Load Balancing - RPC is simply opaque on Lambda architectures since invoking another Lambda function synchronously usually involves using the SDK. There has been a lot of work in RPC libraries like Finagle and Ribbon to improve reliability, latency, and throughput of RPC requests by using techniques for managing outgoing RPC requests such as request cancellation, parallel requests, bulkheads and batching.

The AWS Step Function service is a step in the right direction here, but the FaaS space still needs to mature in this regard in order to ensure that we have the same degree of reliability in handling synchronous requests, which need to fan out to multiple downstream services.

Traffic shaping - It is very common to serve internet-scale applications from more than one geographic region. For example the Netflix service is served from three different geographic regions within AWS. One of the prerequisites for a multi-region architecture is the ability to divide traffic across the different regions so that users can be routed to a nearby DC and the workload is balanced appropriately across all regions. Also it is important that operators retain the ability to shut down a region and steer all the traffic to another region if there is an outage or degradation in a region, which haven’t historically been uncommon.  There are many ways of achieving this such as dividing the continents using Geo DNS and software load balancers such as Zuul.

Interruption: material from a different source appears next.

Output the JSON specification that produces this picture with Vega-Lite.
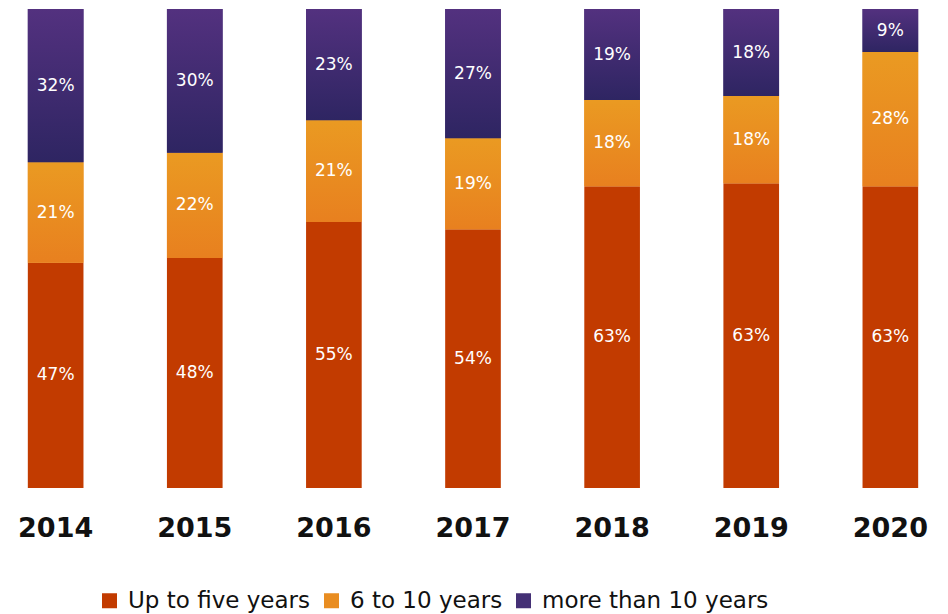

In a serverless architecture we lose some flexibility in this space since the user requests are handled by an opaque load balancer such as the AWS API Gateway and the underlying platform usually, chooses a lambda function deployed in the same region where the request arrives. So when there are outages in caching or data store services, it is hard to steer part of the traffic to other regions. The coupling between a lambda region and its caches and data stores is inherent in the application but not apparent to FaaS providers.  With DNS based traffic shaping it is still possible for serverless environments to move traffic and indeed is the most common way of steering traffic to date (versus the use of proxying load balancers).

Operational Visibility - Debugging Distributed Systems is challenging and usually requires access to a significant amount of  relevant metrics to zero in on the root cause. Distributed tracing is a helpful technique in aiding in the understanding of how a request fans out across multiple services and helps in debugging systems based on the microservices architecture. Due to the nascency of the serverless architecture we are yet to see mature debugging tools and platforms need to expose more operational metrics than they do today.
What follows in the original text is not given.